TASK TO COMPLETE: Restate the whole listing word for word. Pictures are left out.

MATERIAL:
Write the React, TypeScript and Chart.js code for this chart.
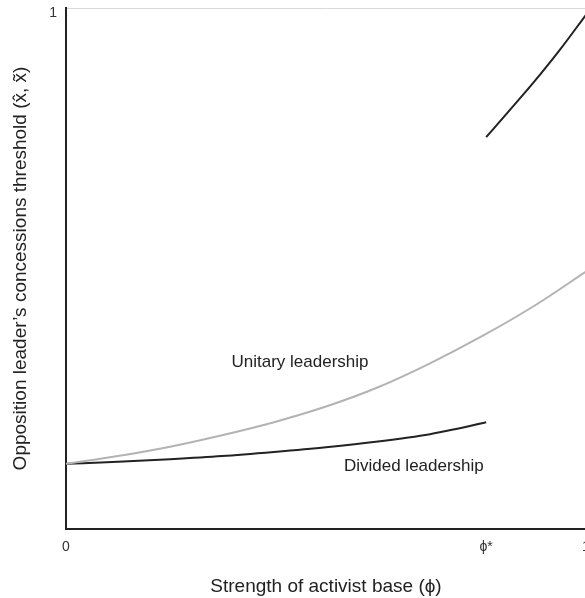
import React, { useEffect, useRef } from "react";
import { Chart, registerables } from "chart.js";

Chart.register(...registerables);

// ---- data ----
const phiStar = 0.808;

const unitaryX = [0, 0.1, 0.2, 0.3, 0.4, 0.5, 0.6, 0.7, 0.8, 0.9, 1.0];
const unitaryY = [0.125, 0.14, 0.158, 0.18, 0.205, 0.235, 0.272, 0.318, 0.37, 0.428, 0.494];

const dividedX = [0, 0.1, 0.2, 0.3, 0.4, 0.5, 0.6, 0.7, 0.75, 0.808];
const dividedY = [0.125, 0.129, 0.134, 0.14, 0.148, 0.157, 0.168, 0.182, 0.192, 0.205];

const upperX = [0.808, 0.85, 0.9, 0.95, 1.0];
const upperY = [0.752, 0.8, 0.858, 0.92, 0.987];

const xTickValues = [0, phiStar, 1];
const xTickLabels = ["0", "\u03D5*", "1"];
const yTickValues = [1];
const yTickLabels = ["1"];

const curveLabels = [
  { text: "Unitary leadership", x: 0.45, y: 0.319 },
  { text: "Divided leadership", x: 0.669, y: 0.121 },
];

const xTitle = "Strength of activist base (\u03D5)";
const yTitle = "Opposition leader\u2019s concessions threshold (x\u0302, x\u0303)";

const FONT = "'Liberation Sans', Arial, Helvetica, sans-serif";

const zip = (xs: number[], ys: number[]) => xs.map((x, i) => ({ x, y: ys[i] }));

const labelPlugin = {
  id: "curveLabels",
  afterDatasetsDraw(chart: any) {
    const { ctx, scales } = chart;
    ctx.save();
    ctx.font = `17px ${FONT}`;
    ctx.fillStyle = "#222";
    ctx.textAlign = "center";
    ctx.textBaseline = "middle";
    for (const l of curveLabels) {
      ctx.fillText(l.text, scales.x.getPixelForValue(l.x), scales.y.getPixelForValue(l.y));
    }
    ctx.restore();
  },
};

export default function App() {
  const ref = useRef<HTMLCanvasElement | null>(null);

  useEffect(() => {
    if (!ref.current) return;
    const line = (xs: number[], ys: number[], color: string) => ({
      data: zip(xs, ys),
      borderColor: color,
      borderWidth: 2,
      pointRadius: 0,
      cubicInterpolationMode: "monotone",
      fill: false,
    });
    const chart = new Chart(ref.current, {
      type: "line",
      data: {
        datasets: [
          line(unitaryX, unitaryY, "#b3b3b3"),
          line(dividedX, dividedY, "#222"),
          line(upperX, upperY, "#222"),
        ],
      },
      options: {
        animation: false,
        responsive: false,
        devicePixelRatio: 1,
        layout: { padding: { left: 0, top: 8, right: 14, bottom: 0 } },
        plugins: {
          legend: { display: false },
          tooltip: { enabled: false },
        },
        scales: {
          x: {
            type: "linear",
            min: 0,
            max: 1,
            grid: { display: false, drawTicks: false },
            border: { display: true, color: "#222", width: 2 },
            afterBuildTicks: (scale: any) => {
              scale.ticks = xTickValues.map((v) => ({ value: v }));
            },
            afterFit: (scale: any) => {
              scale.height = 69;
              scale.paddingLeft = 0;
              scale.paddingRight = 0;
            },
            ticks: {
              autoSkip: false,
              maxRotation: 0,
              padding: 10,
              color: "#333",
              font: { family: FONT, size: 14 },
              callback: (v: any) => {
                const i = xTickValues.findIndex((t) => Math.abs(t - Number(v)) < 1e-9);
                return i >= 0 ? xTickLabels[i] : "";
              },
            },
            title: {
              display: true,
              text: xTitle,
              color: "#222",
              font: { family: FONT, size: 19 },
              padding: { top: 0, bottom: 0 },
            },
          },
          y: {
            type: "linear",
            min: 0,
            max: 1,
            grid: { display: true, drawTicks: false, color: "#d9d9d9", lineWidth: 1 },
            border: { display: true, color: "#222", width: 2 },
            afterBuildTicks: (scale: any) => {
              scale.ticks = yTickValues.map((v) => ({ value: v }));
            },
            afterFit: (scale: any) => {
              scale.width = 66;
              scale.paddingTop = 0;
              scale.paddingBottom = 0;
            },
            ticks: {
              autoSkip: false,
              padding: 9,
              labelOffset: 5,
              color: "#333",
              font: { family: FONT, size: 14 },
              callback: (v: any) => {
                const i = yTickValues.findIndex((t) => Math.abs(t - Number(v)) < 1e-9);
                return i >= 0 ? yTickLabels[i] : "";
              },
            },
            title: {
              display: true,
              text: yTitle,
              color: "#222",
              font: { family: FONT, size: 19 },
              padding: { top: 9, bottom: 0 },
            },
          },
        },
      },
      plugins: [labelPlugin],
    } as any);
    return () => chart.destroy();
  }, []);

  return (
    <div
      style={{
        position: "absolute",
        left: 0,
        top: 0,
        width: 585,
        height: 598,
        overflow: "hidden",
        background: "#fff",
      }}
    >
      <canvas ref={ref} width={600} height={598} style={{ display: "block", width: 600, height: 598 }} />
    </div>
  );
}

RESPONSE:
Write the React, TypeScript and Chart.js code for this chart.
import React, { useEffect, useRef } from "react";
import { Chart, registerables } from "chart.js";

Chart.register(...registerables);

// ---- data ----
const phiStar = 0.808;

const unitaryX = [0, 0.1, 0.2, 0.3, 0.4, 0.5, 0.6, 0.7, 0.8, 0.9, 1.0];
const unitaryY = [0.125, 0.14, 0.158, 0.18, 0.205, 0.235, 0.272, 0.318, 0.37, 0.428, 0.494];

const dividedX = [0, 0.1, 0.2, 0.3, 0.4, 0.5, 0.6, 0.7, 0.75, 0.808];
const dividedY = [0.125, 0.129, 0.134, 0.14, 0.148, 0.157, 0.168, 0.182, 0.192, 0.205];

const upperX = [0.808, 0.85, 0.9, 0.95, 1.0];
const upperY = [0.752, 0.8, 0.858, 0.92, 0.987];

const xTickValues = [0, phiStar, 1];
const xTickLabels = ["0", "\u03D5*", "1"];
const yTickValues = [1];
const yTickLabels = ["1"];

const curveLabels = [
  { text: "Unitary leadership", x: 0.45, y: 0.319 },
  { text: "Divided leadership", x: 0.669, y: 0.121 },
];

const xTitle = "Strength of activist base (\u03D5)";
const yTitle = "Opposition leader\u2019s concessions threshold (x\u0302, x\u0303)";

const FONT = "'Liberation Sans', Arial, Helvetica, sans-serif";

const zip = (xs: number[], ys: number[]) => xs.map((x, i) => ({ x, y: ys[i] }));

const labelPlugin = {
  id: "curveLabels",
  afterDatasetsDraw(chart: any) {
    const { ctx, scales } = chart;
    ctx.save();
    ctx.font = `17px ${FONT}`;
    ctx.fillStyle = "#222";
    ctx.textAlign = "center";
    ctx.textBaseline = "middle";
    for (const l of curveLabels) {
      ctx.fillText(l.text, scales.x.getPixelForValue(l.x), scales.y.getPixelForValue(l.y));
    }
    ctx.restore();
  },
};

export default function App() {
  const ref = useRef<HTMLCanvasElement | null>(null);

  useEffect(() => {
    if (!ref.current) return;
    const line = (xs: number[], ys: number[], color: string) => ({
      data: zip(xs, ys),
      borderColor: color,
      borderWidth: 2,
      pointRadius: 0,
      cubicInterpolationMode: "monotone",
      fill: false,
    });
    const chart = new Chart(ref.current, {
      type: "line",
      data: {
        datasets: [
          line(unitaryX, unitaryY, "#b3b3b3"),
          line(dividedX, dividedY, "#222"),
          line(upperX, upperY, "#222"),
        ],
      },
      options: {
        animation: false,
        responsive: false,
        devicePixelRatio: 1,
        layout: { padding: { left: 0, top: 8, right: 14, bottom: 0 } },
        plugins: {
          legend: { display: false },
          tooltip: { enabled: false },
        },
        scales: {
          x: {
            type: "linear",
            min: 0,
            max: 1,
            grid: { display: false, drawTicks: false },
            border: { display: true, color: "#222", width: 2 },
            afterBuildTicks: (scale: any) => {
              scale.ticks = xTickValues.map((v) => ({ value: v }));
            },
            afterFit: (scale: any) => {
              scale.height = 69;
              scale.paddingLeft = 0;
              scale.paddingRight = 0;
            },
            ticks: {
              autoSkip: false,
              maxRotation: 0,
              padding: 10,
              color: "#333",
              font: { family: FONT, size: 14 },
              callback: (v: any) => {
                const i = xTickValues.findIndex((t) => Math.abs(t - Number(v)) < 1e-9);
                return i >= 0 ? xTickLabels[i] : "";
              },
            },
            title: {
              display: true,
              text: xTitle,
              color: "#222",
              font: { family: FONT, size: 19 },
              padding: { top: 0, bottom: 0 },
            },
          },
          y: {
            type: "linear",
            min: 0,
            max: 1,
            grid: { display: true, drawTicks: false, color: "#d9d9d9", lineWidth: 1 },
            border: { display: true, color: "#222", width: 2 },
            afterBuildTicks: (scale: any) => {
              scale.ticks = yTickValues.map((v) => ({ value: v }));
            },
            afterFit: (scale: any) => {
              scale.width = 66;
              scale.paddingTop = 0;
              scale.paddingBottom = 0;
            },
            ticks: {
              autoSkip: false,
              padding: 9,
              labelOffset: 5,
              color: "#333",
              font: { family: FONT, size: 14 },
              callback: (v: any) => {
                const i = yTickValues.findIndex((t) => Math.abs(t - Number(v)) < 1e-9);
                return i >= 0 ? yTickLabels[i] : "";
              },
            },
            title: {
              display: true,
              text: yTitle,
              color: "#222",
              font: { family: FONT, size: 19 },
              padding: { top: 9, bottom: 0 },
            },
          },
        },
      },
      plugins: [labelPlugin],
    } as any);
    return () => chart.destroy();
  }, []);

  return (
    <div
      style={{
        position: "absolute",
        left: 0,
        top: 0,
        width: 585,
        height: 598,
        overflow: "hidden",
        background: "#fff",
      }}
    >
      <canvas ref={ref} width={600} height={598} style={{ display: "block", width: 600, height: 598 }} />
    </div>
  );
}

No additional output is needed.